Women are less likely to die of liver cirrhosis than men, say researchers, adding that this chronic liver disease affects both men and women equally.
Prior studies have suggested women might have higher mortality of cirrhosis of the liver than men. Women are also less likely to receive liver transplantation.
“We knew that women are not receiving liver transplants at the same rate as men, but we did not know if liver cirrhosis leads to more death in women than in men,” said lead author Dr Daniela Ladner, Associate Professor at Northwestern University in the US.
For the findings, published in the Journal of Hepatology, the research team analysed a cohort of 20,045 patients with cirrhosis using a Chicago-wide electronic health record database.
Cirrhosis is a leading cause of death estimated to affect more than four million people in the US. Although alcohol is a top cause of liver disease, most patients with cirrhosis do not have alcohol-related liver disease.

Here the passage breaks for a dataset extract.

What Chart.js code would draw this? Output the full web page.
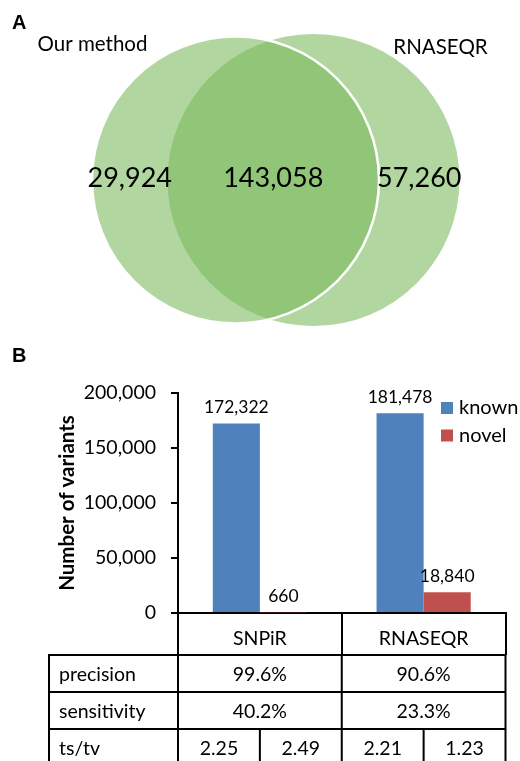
<!DOCTYPE html>
<html>
<head>
<meta charset="utf-8">
<script src="https://cdn.jsdelivr.net/npm/chart.js@4.4.1/dist/chart.umd.min.js"></script>
<style>
  html, body { margin: 0; padding: 0; background: #fff; }
  #fig { position: relative; width: 520px; height: 761px; overflow: hidden; }
  #venn { position: absolute; left: 0; top: 0; }
  #bars { position: absolute; left: 0; top: 340px; }
</style>
</head>
<body>
<div id="fig">
  <canvas id="venn" width="520" height="340"></canvas>
  <canvas id="bars" width="520" height="421"></canvas>
</div>
<script>
// ---- Panel A: overlap of called variants ----
const vennSets = ['Our method', 'RNASEQR'];
const vennCounts = [29924, 143058, 57260];   // only first set, shared, only second set

// ---- Panel B: variant counts per caller ----
const methods = ['SNPiR', 'RNASEQR'];
const seriesNames = ['known', 'novel'];
const knownCounts = [172322, 181478];
const novelCounts = [660, 18840];
const yTicks = [0, 50000, 100000, 150000, 200000];

// ---- Panel B: summary table under the bars ----
const metricNames = ['precision', 'sensitivity', 'ts/tv'];
const precision = ['99.6%', '90.6%'];
const sensitivity = ['40.2%', '23.3%'];
const tsTvKnown = ['2.25', '2.21'];
const tsTvNovel = ['2.49', '1.23'];

const FONT = 'Lato, "Open Sans", sans-serif';
const BOLD_FONT = '"Liberation Sans", Arial, sans-serif';
const fmt = v => Number(v).toLocaleString('en-US');

// Panel A canvas layout: a fixed inner margin keeps the big bubbles from
// shrinking the plot area, and the scale ranges then equal canvas pixels.
const VENN_W = 520, VENN_H = 340, VENN_PAD = 150;
const circleLayout = [
  { x: 235.5, y: 180, radius: 143.5 },
  { x: 313.5, y: 180, radius: 146 }
];
const GREEN = 'rgba(123,185,92,0.58)';

const vennText = {
  id: 'vennText',
  afterDatasetsDraw(chart) {
    const ctx = chart.ctx;
    const a = chart.getDatasetMeta(0).data[0];
    const b = chart.getDatasetMeta(1).data[0];
    const ra = a.options.radius, rb = b.options.radius;
    const aL = a.x - ra, aR = a.x + ra, bL = b.x - rb, bR = b.x + rb;
    ctx.save();
    ctx.fillStyle = '#000';
    ctx.textAlign = 'center';
    ctx.textBaseline = 'middle';
    ctx.font = '27px ' + FONT;
    const cy = a.y - 2;
    ctx.fillText(fmt(vennCounts[0]), (aL + bL) / 2, cy);
    ctx.fillText(fmt(vennCounts[1]), (bL + aR) / 2, cy);
    ctx.fillText(fmt(vennCounts[2]), (aR + bR) / 2, cy);
    ctx.font = '20.5px ' + FONT;
    ctx.fillText(vennSets[0], aL + 0.5, a.y - 136);
    ctx.fillText(vennSets[1], bR - 19, b.y - 133);
    ctx.textAlign = 'left';
    ctx.textBaseline = 'alphabetic';
    ctx.font = 'bold 20px ' + BOLD_FONT;
    ctx.fillText('A', 12, 29);
    ctx.restore();
  }
};

new Chart(document.getElementById('venn'), {
  type: 'bubble',
  data: {
    datasets: vennSets.map((name, i) => ({
      label: name,
      data: [{ x: circleLayout[i].x, y: circleLayout[i].y }],
      radius: circleLayout[i].radius,
      hoverRadius: 0,
      backgroundColor: GREEN,
      borderColor: '#ffffff',
      borderWidth: i === 0 ? 2.5 : 0,
      clip: false
    }))
  },
  options: {
    responsive: false,
    animation: false,
    events: [],
    layout: { padding: VENN_PAD },
    plugins: { legend: { display: false }, tooltip: { enabled: false } },
    scales: {
      x: { type: 'linear', min: VENN_PAD, max: VENN_W - VENN_PAD, display: false },
      y: { type: 'linear', min: VENN_PAD, max: VENN_H - VENN_PAD, reverse: true, display: false }
    }
  },
  plugins: [vennText]
});

// value labels above each bar
const barValues = {
  id: 'barValues',
  afterDatasetsDraw(chart) {
    const ctx = chart.ctx;
    ctx.save();
    ctx.fillStyle = '#000';
    ctx.textAlign = 'center';
    ctx.textBaseline = 'middle';
    ctx.font = '17.5px ' + FONT;
    chart.data.datasets.forEach((ds, di) => {
      chart.getDatasetMeta(di).data.forEach((bar, i) => {
        ctx.fillText(fmt(ds.data[i]), bar.x, bar.y - 16);
      });
    });
    ctx.restore();
  }
};

// series key in the top right corner
const seriesKey = {
  id: 'seriesKey',
  afterDraw(chart) {
    const ctx = chart.ctx;
    const area = chart.chartArea;
    const x0 = area.right - 64.5;
    ctx.save();
    ctx.font = '20px ' + FONT;
    ctx.textBaseline = 'middle';
    ctx.textAlign = 'left';
    chart.data.datasets.forEach((ds, i) => {
      const cy = area.top + 15 + i * 27.5;
      ctx.fillStyle = ds.backgroundColor;
      ctx.fillRect(x0, cy - 6, 12, 12);
      ctx.fillStyle = '#000';
      ctx.fillText(ds.label, x0 + 18, cy);
    });
    ctx.restore();
  }
};

// metrics table aligned with the category axis
const metricsTable = {
  id: 'metricsTable',
  afterDraw(chart) {
    const ctx = chart.ctx;
    const xs = chart.scales.x;
    const area = chart.chartArea;
    const tableLeft = 49;
    const rowH = 37;
    const top = xs.top + xs.options.grid.tickLength;
    const c0 = xs.getPixelForValue(0), c1 = xs.getPixelForValue(1);
    const left = area.left, mid = (c0 + c1) / 2, right = area.right;
    const bottom = chart.height + 5;
    ctx.save();
    ctx.strokeStyle = '#000';
    ctx.lineWidth = 2;
    ctx.beginPath();
    for (let r = 0; r < metricNames.length; r++) {
      const y = top + r * rowH;
      ctx.moveTo(tableLeft - 1, y); ctx.lineTo(right + 1, y);
    }
    [tableLeft, left, mid, right].forEach(x => { ctx.moveTo(x, top); ctx.lineTo(x, bottom); });
    const tsTop = top + 2 * rowH;
    [c0, c1].forEach(x => { ctx.moveTo(x, tsTop); ctx.lineTo(x, bottom); });
    ctx.stroke();

    ctx.fillStyle = '#000';
    ctx.font = '19.5px ' + FONT;
    ctx.textBaseline = 'middle';
    metricNames.forEach((name, r) => {
      const cy = top + r * rowH + rowH / 2 + 1;
      ctx.textAlign = 'left';
      ctx.fillText(name, tableLeft + 10, cy);
      ctx.textAlign = 'center';
      if (r === 0 || r === 1) {
        const vals = r === 0 ? precision : sensitivity;
        ctx.fillText(vals[0], c0, cy);
        ctx.fillText(vals[1], c1, cy);
      } else {
        ctx.fillText(tsTvKnown[0], (left + c0) / 2, cy);
        ctx.fillText(tsTvNovel[0], (c0 + mid) / 2, cy);
        ctx.fillText(tsTvKnown[1], (mid + c1) / 2, cy);
        ctx.fillText(tsTvNovel[1], (c1 + right) / 2, cy);
      }
    });
    ctx.textAlign = 'left';
    ctx.textBaseline = 'alphabetic';
    ctx.font = 'bold 20px ' + BOLD_FONT;
    ctx.fillText('B', 12, 22);
    ctx.restore();
  }
};

new Chart(document.getElementById('bars'), {
  type: 'bar',
  data: {
    labels: methods,
    datasets: [
      { label: seriesNames[0], data: knownCounts, backgroundColor: '#4F81BD' },
      { label: seriesNames[1], data: novelCounts, backgroundColor: '#C0504D' }
    ]
  },
  options: {
    responsive: false,
    animation: false,
    events: [],
    datasets: { bar: { categoryPercentage: 0.575, barPercentage: 1 } },
    layout: { padding: { top: 53, right: 14.5, left: 0, bottom: 0 } },
    plugins: { legend: { display: false }, tooltip: { enabled: false } },
    scales: {
      x: {
        grid: { offset: true, drawOnChartArea: false, drawTicks: true, tickLength: 42, color: '#000', lineWidth: 2 },
        border: { display: true, color: '#000', width: 2 },
        ticks: { font: { family: FONT, size: 19.5 }, color: '#000', padding: -28 },
        afterFit(s) { s.height = 148; }
      },
      y: {
        min: 0, max: 200000,
        afterBuildTicks(s) { s.ticks = yTicks.map(v => ({ value: v })); },
        grid: { drawOnChartArea: false, drawTicks: true, tickLength: 7, color: '#000', lineWidth: 2 },
        border: { display: true, color: '#000', width: 2 },
        ticks: { font: { family: FONT, size: 19.5 }, color: '#000', padding: 15, callback: v => fmt(v) },
        title: {
          display: true, text: 'Number of variants', color: '#000',
          font: { family: FONT, size: 20.5, weight: 'bold' },
          padding: { top: 55, bottom: 0 }
        },
        afterFit(s) { s.width = 178; }
      }
    }
  },
  plugins: [barValues, seriesKey, metricsTable]
});
</script>
</body>
</html>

The study showed women with cirrhosis have lower overall mortality but no difference in the liver-related cause of death despite a lower rate of liver transplantation compared to men.
“The important takeaway should be that men and women should be treated similarly as their cirrhosis-related risk is the same,” Ladner said.
The researchers noted population-based studies are important to truly understand the risks to different subgroups within the population.
The reasons for the past uncertainty is men and women have different causes of liver disease, different severities of liver disease and a different mix of other health conditions, the study said.
“The research is part of an ongoing push to make sure that patients are treated fairly and equitably in medicine. In many areas, it is increasingly shown that women are disadvantaged,” Ladner added.